Because of fear, Adam and Eve covered themselves from one another and they hid themselves from God. And God asked two questions: “Where are you?” and, Why were you hiding?” Now, whenever God asks a question, He already knows the answer. He wasn’t asking for His benefit. He asking for Adam’s benefit. God wanted Adam to face what was wrong and quit hiding from the truth.

Transformation only happens when you admit things aren’t what they should be. When you’re in denial, there’s no room for transformation. Improving my relationships requires honesty with God and others.

2. Fear of rejection from disapproval - vs. 12-13

Adam and Eve went from hiding to hurling; from excusing themselves to accusing others. You see, my fear of exposure makes me distant and my fear of disapproval makes me defensive.

The more critical a person is, the more perfectionistic, the more they put others down – the more you know they fear disapproval. That’s how it shows up. That’s how it showed up in Adam and Eve.

In verse 12, we read that when God called Adam out that Adam took it like a man – he blamed his wife. Actually, he blamed God. You gave me this woman. If you hadn’t made this woman, all would be well. It’s all her fault. She got me all messed up. But Eve wasn’t any more willing to accept responsibility. In verse 13, Eve said, “the devil made me do it!” So Adam blamed his wife and Eve blamed the serpent.

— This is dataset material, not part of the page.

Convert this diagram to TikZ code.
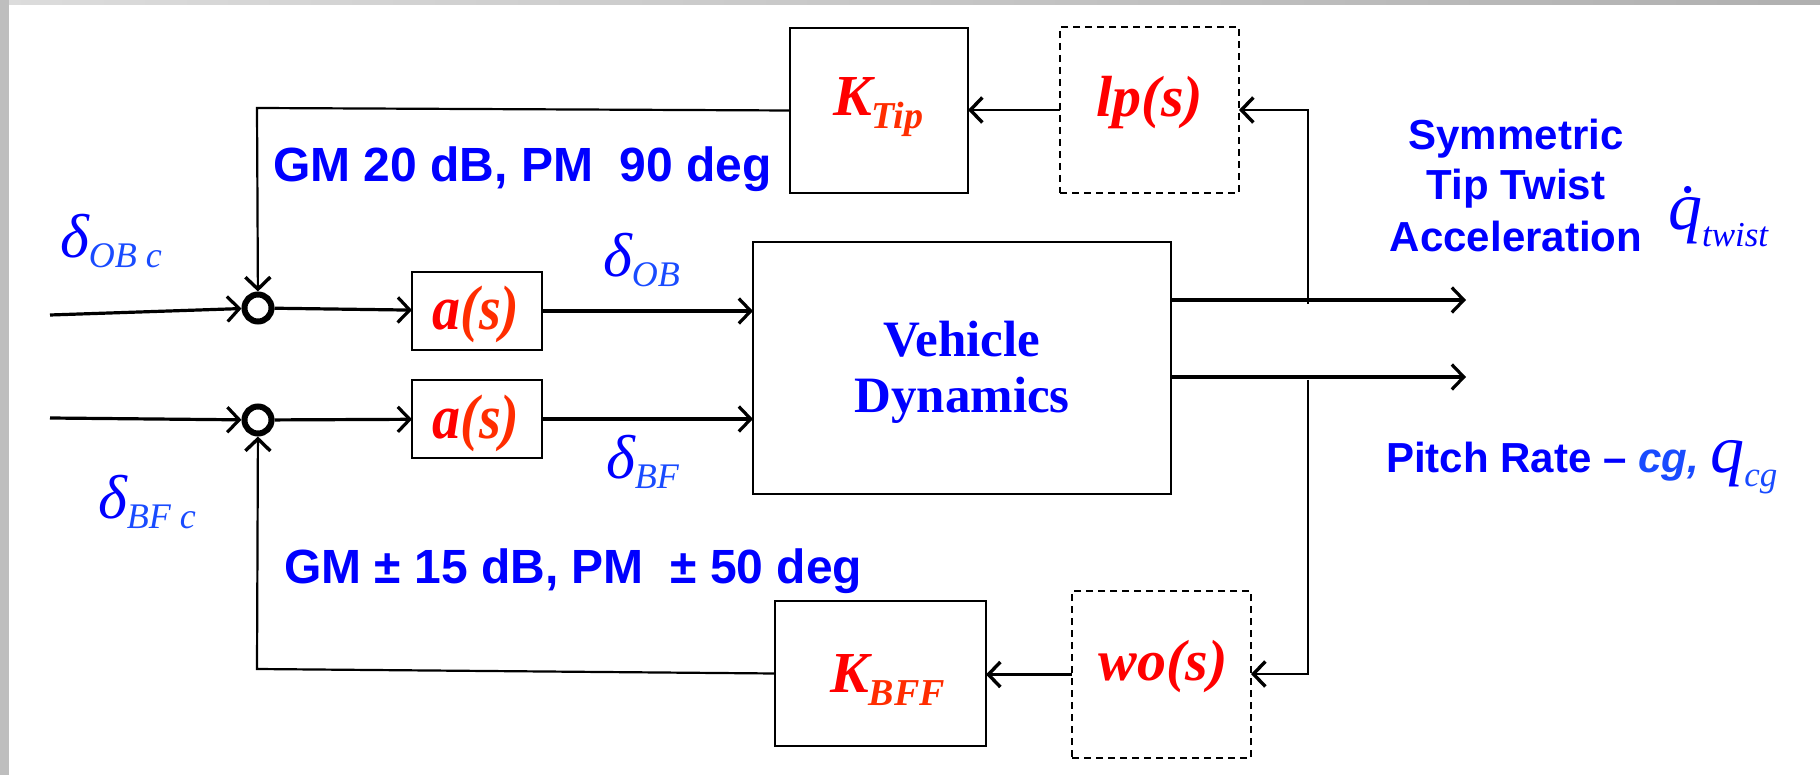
\documentclass[tikz,border=0pt]{standalone}
\usepackage{fontspec}
\setmainfont{Liberation Serif}
\newfontfamily\arialf{Liberation Sans}
\usetikzlibrary{arrows.meta}
\definecolor{bl}{RGB}{0,0,255}
\definecolor{bls}{RGB}{25,75,255}
\definecolor{rd}{RGB}{255,0,0}
\definecolor{rds}{RGB}{255,45,0}
\definecolor{barlight}{RGB}{220,220,220}
\definecolor{bardark}{RGB}{176,176,176}
\definecolor{barleft}{RGB}{190,190,190}
\newcommand{\fsz}[1]{\fontsize{#1}{#1}\selectfont}
\begin{document}
\begin{tikzpicture}[x=1pt,y=-1pt,
 blk/.style={draw=black, line width=2pt, inner sep=0pt, outer sep=0pt},
 dblk/.style={draw=black, line width=1.6pt, dash pattern=on 7pt off 5pt, inner sep=0pt, outer sep=0pt},
 sumj/.style={circle, draw=black, line width=6pt, minimum size=27pt, inner sep=0pt, outer sep=3pt},
 txt/.style={inner sep=0pt, outer sep=0pt, anchor=base west},
 ctxt/.style={inner sep=0pt, outer sep=0pt, anchor=base},
 sig/.style={line width=3.2pt, -{Straight Barb[length=12pt,width=25pt]}},
 fba/.style={line width=2.2pt, -{Straight Barb[length=12pt,width=25pt,line width=3.4pt]}},
]
\useasboundingbox (0,0) rectangle (1820,775);
\fill[white] (0,0) rectangle (1820,775);
\shade[left color=barlight, right color=bardark] (0,0) rectangle (1820,5);
\fill[barleft] (0,0) rectangle (9,775);

% blocks
\node[blk, minimum width=178pt, minimum height=165pt] (ktip) at (879,110.5) {};
\node[dblk, minimum width=179pt, minimum height=166pt] (lp) at (1149.5,110) {};
\node[blk, minimum width=418pt, minimum height=252pt] (vd) at (962,368) {};
\node[blk, minimum width=130pt, minimum height=78pt] (a1) at (477,311) {};
\node[blk, minimum width=130pt, minimum height=78pt] (a2) at (477,419) {};
\node[blk, minimum width=211pt, minimum height=145pt] (kbff) at (880.5,673.5) {};
\node[dblk, minimum width=179pt, minimum height=167pt] (wo) at (1161.5,674.5) {};
\node[sumj] (s1) at (258,308) {};
\node[sumj] (s2) at (258,420) {};

% free ends and bends
\coordinate (in1) at (50,315);
\coordinate (in2) at (50,418);
\coordinate (o1) at (1466,300);
\coordinate (o2) at (1466,377);
\coordinate (t1) at (1308,304);
\coordinate (t2) at (1308,110);
\coordinate (b1) at (1308,380);
\coordinate (b2) at (1308,674);
\coordinate (c1) at (257,108);
\coordinate (c2) at (257,669);

% connectors
\draw[sig] (in1) -- (s1);
\draw[sig] (s1) -- (a1);
\draw[sig] (a1.east) -- (vd.west |- a1.east);
\draw[sig] (in2) -- (s2);
\draw[sig] (s2) -- (a2);
\draw[sig] (a2.east) -- (vd.west |- a2.east);
\draw[sig] (vd.east |- o1) -- (o1);
\draw[sig] (vd.east |- o2) -- (o2);
\draw[fba] (t1) -- (t2) -- (lp.east |- t2);
\draw[fba] (lp.west) -- (ktip.east |- lp.west);
\draw[fba] (ktip.west) -- (c1) -- (s1);
\draw[fba] (b1) -- (b2) -- (wo.east |- b2);
\draw[fba] (wo.west) -- (kbff.east |- wo.west);
\draw[fba] (kbff.west) -- (c2) -- (s2);

% block texts
\node[txt, text=rd] (ktipT) at (833,116) {\bfseries\itshape\fsz{58}K\raisebox{-13pt}{\color{rds}\fsz{38}Tip}};
\node[txt, text=rd] (kbffT) at (830,692) {\bfseries\itshape\fsz{58}K\raisebox{-13pt}{\color{rds}\fsz{38}BFF}};
\node[ctxt, text=rd] (lpT) at (1150,117) {\bfseries\itshape\fsz{58}lp(s)};
\node[ctxt, text=rd] (woT) at (1163,680) {\bfseries\itshape\fsz{58}wo(s)};
\node[ctxt, text=rd] (a1T) at (476,330) {\bfseries\itshape\fsz{56}\scalebox{1}[1.12]{a{\color{rds}(s)}}};
\node[ctxt, text=rd] (a2T) at (476,438) {\bfseries\itshape\fsz{56}\scalebox{1}[1.12]{a{\color{rds}(s)}}};
\node[ctxt, text=bl] (veh) at (962,357) {\bfseries\fsz{51}Vehicle};
\node[ctxt, text=bl] (dyn) at (962,412) {\bfseries\fsz{51}Dynamics};

% signal labels
\node[txt, text=bl] (dobc) at (60,258) {\itshape\fsz{62}δ\raisebox{-10pt}{\color{bls}\fsz{36}OB c}};
\node[txt, text=bl] (dob) at (603,277) {\itshape\fsz{62}δ\raisebox{-10pt}{\color{bls}\fsz{36}OB}};
\node[txt, text=bl] (dbf) at (606,478) {\itshape\fsz{62}δ\raisebox{-10pt}{\color{bls}\fsz{36}BF}};
\node[txt, text=bl] (dbfc) at (98,518) {\itshape\fsz{62}δ\raisebox{-10pt}{\color{bls}\fsz{36}BF c}};

\node[txt, text=bl] (gm1) at (273,182) {\arialf\bfseries\fsz{48}GM 20 dB, PM~ 90 deg};
\node[txt, text=bl] (gm2) at (284,583) {\arialf\bfseries\fsz{48}GM ± 15 dB, PM~ ± 50 deg};

\node[ctxt, text=bl] (sym1) at (1516,150) {\arialf\bfseries\fsz{42}Symmetric};
\node[ctxt, text=bl] (sym2) at (1516,200) {\arialf\bfseries\fsz{42}Tip Twist};
\node[ctxt, text=bl] (sym3) at (1516,252) {\arialf\bfseries\fsz{42}Acceleration};
\node[txt, text=bl] (qt) at (1668,230) {\itshape\fsz{68}\.{q}\raisebox{-17pt}{\fsz{35}twist}};
\node[txt, text=bl] (pr) at (1386,472) {\arialf\bfseries\fsz{42}Pitch Rate – {\color{bls}\itshape cg,} {\rmfamily\mdseries\itshape\fsz{68}q}\raisebox{-14pt}{\rmfamily\mdseries\itshape\fsz{35}\color{bls}cg}};
\end{tikzpicture}
\end{document}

This happens in relationships all the time. If anybody says anything where we feel a hint of disapproval, we immediately get defensive.

3. Fear of pain from losing control - v. 16b

My fear of losing control makes me demanding. The result of Adam and Eve’s sin is they lost control - of their future; their destiny. They felt out of control because they were. And their fear of losing control made them demanding. You see, the more out of control you feel, the more controlling you become.

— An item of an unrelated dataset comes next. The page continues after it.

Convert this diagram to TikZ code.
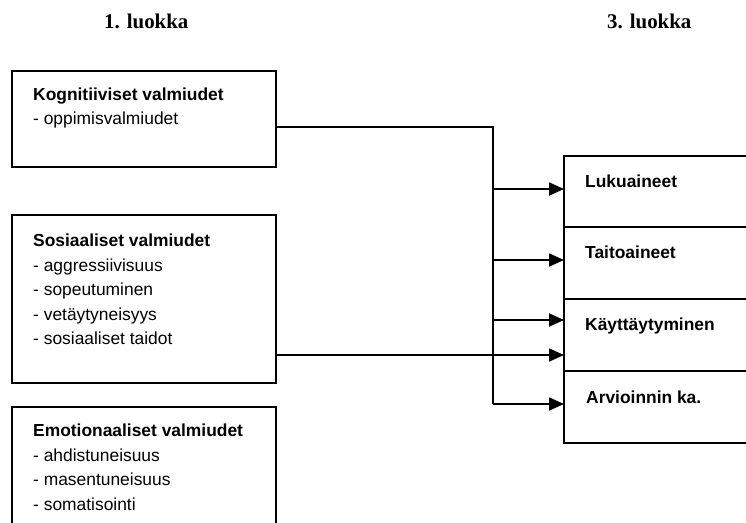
\documentclass[tikz,border=0pt]{standalone}
\usepackage{fontspec}
\setmainfont{Liberation Sans}
\newfontfamily\headfont{Liberation Serif}
\usetikzlibrary{arrows.meta}
\begin{document}
\begin{tikzpicture}[x=1pt,y=-1pt,
  box/.style={draw, line width=1.8pt, rectangle, outer sep=0pt, inner sep=0pt, anchor=north west},
  % multi-line text is placed by the baseline of its last line
  boxtext/.style={anchor=base west, inner sep=0pt, align=left,
    font=\fontsize{17.4}{24.5}\selectfont},
  head/.style={anchor=base west, inner sep=0pt, font=\headfont\bfseries\fontsize{20.9}{24}\selectfont},
  conn/.style={line width=1.8pt},
  arr/.style={line width=1.8pt, -{Triangle[length=15pt,width=13pt]}}
]
\useasboundingbox (0,0) rectangle (746,522);
\clip (0,0) rectangle (746,522);

% column headings
\node[head] (h1) at (104,28) {1. luokka};
\node[head] (h3) at (607,28) {3. luokka};

% grade 1 predictors
\node[box, minimum width=264pt, minimum height=96pt] (kog) at (12,71) {};
\node[box, minimum width=264pt, minimum height=168pt] (sos) at (12,215) {};
\node[box, minimum width=264pt, minimum height=140pt] (emo) at (12,407) {};

\node[boxtext] (kogtxt) at (33,124.5) {\textbf{Kognitiiviset valmiudet}\\- oppimisvalmiudet};
\node[boxtext] (sostxt) at (33,344.5) {\textbf{Sosiaaliset valmiudet}\\- aggressiivisuus\\- sopeutuminen\\- vetäytyneisyys\\- sosiaaliset taidot};
\node[boxtext] (emotxt) at (33,510) {\textbf{Emotionaaliset valmiudet}\\- ahdistuneisuus\\- masentuneisuus\\- somatisointi};

% grade 3 outcomes
\node[box, minimum width=200pt, minimum height=71pt] (luku) at (564,156) {};
\node[box, minimum width=200pt, minimum height=72pt] (taito) at (564,227) {};
\node[box, minimum width=200pt, minimum height=72pt] (kay) at (564,299) {};
\node[box, minimum width=200pt, minimum height=72pt] (arv) at (564,371) {};

\node[boxtext] (lukutxt) at (585,187) {\textbf{Lukuaineet}};
\node[boxtext] (taitotxt) at (585,258) {\textbf{Taitoaineet}};
\node[boxtext] (kaytxt) at (585,330.5) {\textbf{Käyttäytyminen}};
\node[boxtext] (arvtxt) at (586,403) {\textbf{Arvioinnin ka.}};

% distribution bus from the cognitive box
\coordinate (bus0) at (493,127);
\coordinate (bus1) at (493,189);
\coordinate (bus2) at (493,260);
\coordinate (bus3) at (493,320);
\coordinate (bus4) at (493,404);
\coordinate (soc) at (493,355);

\draw[conn] (kog.east |- bus0) -- (bus0) -- (bus4);
\draw[arr] (bus1) -- (luku.west |- bus1);
\draw[arr] (bus2) -- (taito.west |- bus2);
\draw[arr] (bus3) -- (kay.west |- bus3);
\draw[arr] (bus4) -- (arv.west |- bus4);

% social box to behaviour
\draw[arr] (sos.east |- soc) -- (kay.west |- soc);
\end{tikzpicture}
\end{document}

God told Adam and Eve that the lack of control they had brought to their lives would result in their relationship being plagued with a desire to control one another: “And you will desire to control your husband, but he will rule over you” (NLT). All the misunderstanding between men and women; all the confusion, conflict, all the jockeying for power and position. It’s all the result of sin. Contrast this with what Paul says is to be the way husbands and wives are to relate to one another:

“Submit to one another out of reverence for Christ.” - Ephesians 5:21 (NIV)

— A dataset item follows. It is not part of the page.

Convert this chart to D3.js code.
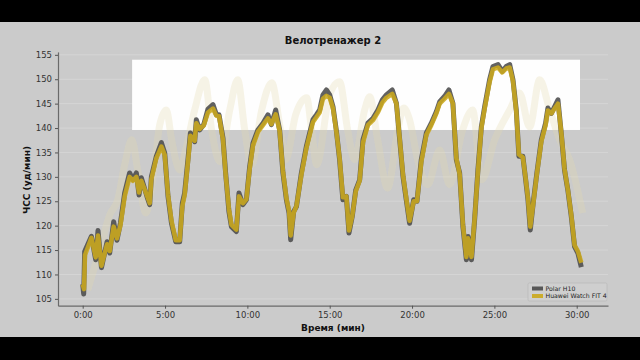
<!DOCTYPE html>
<html><head><meta charset="utf-8">
<script src="https://cdn.jsdelivr.net/npm/d3@7"></script>
<style>body{margin:0;background:#000}svg{display:block}text{font-family:"DejaVu Sans",sans-serif}</style>
</head><body><svg id="c" width="640" height="360"></svg>
<script>
const title = "Велотренажер 2";
const xLabel = "Время (мин)";
const yLabel = "ЧСС (уд/мин)";
const seriesNames = ["Polar H10", "Huawei Watch FIT 4"];
const xTicks = [0, 5, 10, 15, 20, 25, 30];
const yTicks = [105, 110, 115, 120, 125, 130, 135, 140, 145, 150, 155];

const polarTime = [0,0.06,0.12,0.53,0.79,0.93,1.14,1.48,1.64,1.88,2.08,2.29,2.55,2.85,3.05,3.26,3.42,3.56,3.90,4.07,4.17,4.47,4.78,4.98,5.18,5.39,5.65,5.89,6.05,6.19,6.39,6.54,6.80,6.90,7.10,7.35,7.61,7.91,8.12,8.28,8.52,8.68,8.88,9.03,9.33,9.49,9.73,9.94,10.14,10.34,10.64,10.95,11.25,11.46,11.72,11.96,12.16,12.37,12.53,12.63,12.81,12.98,13.28,13.58,13.98,14.19,14.39,14.59,14.80,15.00,15.20,15.40,15.60,15.80,16.01,16.17,16.37,16.58,16.82,17.02,17.32,17.63,17.93,18.20,18.44,18.80,19.05,19.25,19.45,19.65,19.85,20.10,20.30,20.56,20.87,21.17,21.48,21.68,21.98,22.24,22.48,22.69,22.89,23.09,23.30,23.40,23.61,23.80,24.00,24.21,24.41,24.71,24.91,25.22,25.48,25.72,25.93,26.13,26.33,26.49,26.73,26.90,27.04,27.18,27.38,27.58,27.85,28.11,28.25,28.46,28.66,28.86,29.06,29.26,29.46,29.67,29.87,30.07,30.28];
const polarHR = [108,106,114.7,117.8,113,119,111.4,116.7,114.4,120.8,117,120.5,126.7,130.8,129.4,130.8,126.3,129.8,126,124.3,130,134.2,137,134.9,126,120.5,116.7,116.7,124.6,126.7,133.5,139,137.2,141.7,139.6,140.7,143.9,144.8,142.7,142.7,137.9,130.8,122.9,119.8,118.8,126.7,124.3,125.3,132.1,136.9,139.6,141,142.7,140.7,143.7,139.6,130.8,125.3,122.6,117.1,122.9,123.9,130.8,136.2,141.7,142.7,143.7,146.8,147.8,146.8,144.4,139.6,133.5,125.3,126,118.5,121.9,127.3,129.4,137.6,141,142,143.7,145.8,146.8,147.8,145.1,137.6,130.1,125.3,120.5,125.3,125,133.5,139,141,143.4,145.4,146.5,147.8,145.1,133.5,130.8,119.8,113,117.8,113,121.2,131.4,140.3,144.4,149.9,152.6,153,151.6,152.6,153,149.9,143.7,134.2,134.2,129.4,125.3,119.1,125.3,130.8,137.6,141,144.1,143,144.4,145.8,139,131.4,127.3,121.9,115.7,114.4,111.5];

const huaweiTime = [0,0.08,0.14,0.53,0.79,0.93,1.14,1.48,1.64,1.88,2.08,2.29,2.55,2.85,3.05,3.26,3.42,3.56,3.90,4.07,4.17,4.47,4.78,4.98,5.18,5.39,5.65,5.89,6.05,6.19,6.39,6.54,6.80,6.90,7.10,7.35,7.61,7.91,8.12,8.28,8.52,8.68,8.88,9.03,9.33,9.49,9.73,9.94,10.14,10.34,10.64,10.95,11.25,11.46,11.72,11.96,12.16,12.37,12.53,12.63,12.81,12.98,13.28,13.58,13.98,14.19,14.39,14.59,14.80,15.00,15.20,15.40,15.60,15.80,16.01,16.17,16.37,16.58,16.82,17.02,17.32,17.63,17.93,18.20,18.44,18.80,19.05,19.25,19.45,19.65,19.85,20.10,20.30,20.56,20.87,21.17,21.48,21.68,21.98,22.24,22.48,22.69,22.89,23.09,23.30,23.40,23.61,23.80,24.00,24.21,24.41,24.71,24.91,25.22,25.48,25.72,25.93,26.13,26.33,26.49,26.73,26.90,27.04,27.18,27.38,27.58,27.85,28.11,28.25,28.46,28.66,28.86,29.06,29.26,29.46,29.67,29.87,30.07,30.28];
const huaweiHR = [108,107,114,117.5,113.5,118,111.8,116.2,114.8,119.8,117.4,120,126,130,129.2,130,126.8,129.2,126.2,124.6,129.5,133.8,136.2,134.5,126.4,121,117,117,124,126.2,133,138.4,137.4,141,139.8,140.5,143.2,144,142.5,142.4,137.6,130.5,123.4,120.2,119.2,126,124.6,125.4,131.6,136.4,139.2,140.6,142,140.8,142.8,139.4,131.2,125.6,123,118,122.6,124,130.4,135.8,141.2,142.2,143.2,146,146.6,146.2,144,139.4,133.8,125.8,126,119,122,127,129.2,137,140.6,141.6,143.2,145.2,146.2,147,145,137.8,130.4,125.6,121,125,125,133,138.6,140.6,143,145,146,147,145,133.8,130.6,120.2,113.6,117.4,113.6,121.4,131,140,144,149.4,152,152.4,151.4,152.2,152.4,149.6,143.4,134.6,134,129.6,125.6,119.8,125,130.6,137.2,140.6,143.6,143,144,145,139.2,131.6,127.4,122.2,116,114.8,112.4];

const ghostTime = [0.30,1.03,1.64,2.13,2.55,2.98,3.34,3.83,4.37,4.68,5.08,5.40,5.89,6.25,6.80,7.41,7.83,8.32,8.93,9.41,9.84,10.26,10.87,11.48,11.96,12.33,12.93,13.60,13.90,14.21,14.99,15.60,16.09,16.51,17.12,17.43,17.91,18.52,19.13,19.49,19.85,20.34,20.95,21.68,22.28,23.07,23.68,24.23,25.02,25.93,26.53,27.14,27.75,28.36,28.96,29.57,30.36];
const ghostHR = [106.8,115,122.2,125.3,132.5,137.6,131.4,122.6,132.5,140.7,143.7,137.6,131.4,135.5,143.7,149.9,139.6,133.1,143.7,149.9,139.6,132.5,143.7,149.3,140.7,133.5,142.7,146.2,139.6,132.5,146.8,149.5,139.6,133.5,143.7,146.4,137.6,127.7,139.6,144.1,141.7,133.5,128.4,135.5,128.4,139.6,143.7,129.4,137.6,143.7,147.2,140.2,149.9,143.7,137.6,133.5,122.6];

const boxTime = [3.0, 30.2];
const boxHR = [139.6, 154];

const W = 640, H = 360;
const svg = d3.select("#c");
svg.append("rect").attr("width", W).attr("height", H).attr("fill", "#000");
svg.append("rect").attr("x", 0).attr("y", 22).attr("width", W).attr("height", 315).attr("fill", "#cbcbcb");

const x = d3.scaleLinear().domain([-1.5, 31.9]).range([58, 608]);
const y = d3.scaleLinear().domain([103.6, 155.6]).range([305.7, 51.9]);

svg.append("g").selectAll("line").data(yTicks).join("line")
  .attr("x1", x.range()[0]).attr("x2", x.range()[1])
  .attr("y1", d => y(d)).attr("y2", d => y(d))
  .attr("stroke", "#d8d8d8").attr("stroke-width", 0.8);

svg.append("rect").attr("x", x(boxTime[0])).attr("y", y(boxHR[1]))
  .attr("width", x(boxTime[1]) - x(boxTime[0])).attr("height", y(boxHR[0]) - y(boxHR[1]))
  .attr("fill", "#ffffff").attr("opacity", 0.97);

const line = d3.line().x(d => x(d[0])).y(d => y(d[1]));

const ghost = ghostTime.map((t, i) => [t, ghostHR[i]]);
svg.append("path").datum(ghost).attr("d", line.curve(d3.curveMonotoneX))
  .attr("fill", "none").attr("stroke", "#e4dcae").attr("stroke-width", 7).attr("opacity", 0.3)
  .attr("stroke-linejoin", "round");
line.curve(d3.curveLinear);

const polar = polarTime.map((t, i) => [t, polarHR[i]]);
const huawei = huaweiTime.map((t, i) => [t, huaweiHR[i]]);
svg.append("path").datum(polar).attr("d", line)
  .attr("fill", "none").attr("stroke", "#4b4b4b").attr("stroke-width", 5).attr("opacity", 0.88)
  .attr("stroke-linejoin", "round");
svg.append("path").datum(huawei).attr("d", line)
  .attr("fill", "none").attr("stroke", "#cba91c").attr("stroke-width", 4.5).attr("opacity", 0.88)
  .attr("stroke-linejoin", "round");

const fmt = d => d + ":00";
const xa = svg.append("g").attr("transform", `translate(0,${y.range()[0]})`)
  .call(d3.axisBottom(x).tickValues(xTicks).tickFormat(fmt).tickSize(3).tickPadding(3).tickSizeOuter(0));
const ya = svg.append("g").attr("transform", `translate(${x.range()[0]},0)`)
  .call(d3.axisLeft(y).tickValues(yTicks).tickSize(3).tickPadding(3).tickSizeOuter(0));
[xa, ya].forEach(a => {
  a.select(".domain").attr("stroke", "#6a6a6a").attr("stroke-width", 1.2);
  a.selectAll(".tick line").attr("stroke", "#555");
  a.selectAll("text").attr("fill", "#333").attr("font-size", 8.5).attr("font-family", "DejaVu Sans");
});

svg.append("text").attr("x", 333).attr("y", 44).attr("text-anchor", "middle")
  .attr("font-size", 10).attr("font-weight", "bold").attr("fill", "#111").text(title);
svg.append("text").attr("x", 333).attr("y", 331).attr("text-anchor", "middle")
  .attr("font-size", 9).attr("font-weight", "bold").attr("fill", "#111").text(xLabel);
svg.append("text").attr("transform", "translate(30,180) rotate(-90)").attr("text-anchor", "middle")
  .attr("font-size", 9).attr("font-weight", "bold").attr("fill", "#111").text(yLabel);

const lg = svg.append("g");
lg.append("rect").attr("x", 528).attr("y", 283).attr("width", 79).attr("height", 18).attr("rx", 1.5)
  .attr("fill", "#cfcfcf").attr("stroke", "#b5b5b5").attr("stroke-width", 0.6);
const colors = ["#4b4b4b", "#cba91c"];
seriesNames.forEach((n, i) => {
  const yy = 288.5 + i * 7.5;
  lg.append("line").attr("x1", 532).attr("x2", 543).attr("y1", yy).attr("y2", yy)
    .attr("stroke", colors[i]).attr("stroke-width", 4).attr("opacity", 0.9);
  lg.append("text").attr("x", 545.5).attr("y", yy + 2.3).attr("font-size", 6.2).attr("fill", "#222").text(n);
});
</script></body></html>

If you’re a very secure person you don’t need to have your way all the time. But if you’re insecure, then you have to have your way all the time; and you fight for your way and you push for your way. The more out of control you feel the more controlling you become.

But when one finds their security in Christ, when they know God is in control, then they are free from the fear of losing control and can relate to others in a non-demanding and selfless way. Which brings us to this question: “How can we overcome the fears that can ruin

relationships?” There’s only one ANTIDOTE to any fear. It is love.

“There is no fear in love. But perfect love drives out fear, because fear has to do with punishment. The one who fears is not made perfect in love.” - 1 John 4:18 (NIV)

God’s love is the antidote to fear. Why? Because fear has to do with punishment. We fear the shame of exposure; the rejection of

disapproval; the pain of losing control. But God’s love is not associated with shame, rejection, or harm; because it has nothing to do with

punishment. Rather, God took our punishment - our shame, rejection, pain - upon Himself through the sacrifice of Christ at Calvary.

The fears that can ruin our relationships are cast out of our lives as we find our security in God’s love; and thus, we are enabled to love others as God loves us. That’s why John calls being “made perfect in love.”

How does this happen? Two words: Remember & Reflect.

A. Remember how God loves you.

“This is how we know what love is: Jesus Christ laid down his life for us.” - 1 John 3:16a (NIV)

1) The cross says I’m totally forgiven.

“So now there is no condemnation for those who belong to Christ Jesus.” - Romans 8:1 (NLT)

2) The cross says I’m completely accepted.

“(Jesus) made us acceptable to God . . .” - Titus 3:7 (CEV)

3) The cross says I’m extremely valuable.

“God paid a very high price to make you his.” - 1 Corinthians 6:20 (Easy to Read)

How much is your house worth? Not as much as you think it is. Your house is worth what anybody is willing to pay for it. The true value is what somebody’s willing to pay for it. Jesus Christ paid for you with his life. That’s how valuable you are.

So how do I daily remember how God loves me? There’s a reason why the Bible is referred to as “God’s Love Letter to Us.” W.A. Criswell used to say, that all through the Bible there is a “Scarlet Thread of Redemption.” God’s love for us is revealed on every page, because it’s all about Jesus. In the Old Testament, we’re told He is coming; in the Gospels, we’re told He’s here; in the epistles, we’re told what He’s accomplished; and in the Book of Revelation, we’re told, He’s coming again! When you look at the Bible through the lens of Christ and the cross, you see God’s love revealed everywhere.

B. Reflect God’s love to others.

John says that in light of God’s love, demonstrated through the cross:

“And we ought to lay down our lives for our brothers and sisters.” - 1 John 3:16b (NIV)

Our ability to demonstrate love to others as God demonstrated His love for us through the cross is directly related to remembering how great God’s love is for us. As we remember the love God has for us, we will cast aside all fear and be free to demonstrate love by accepting others, forgiving others and valuing others. And what a difference that will make in our relationships!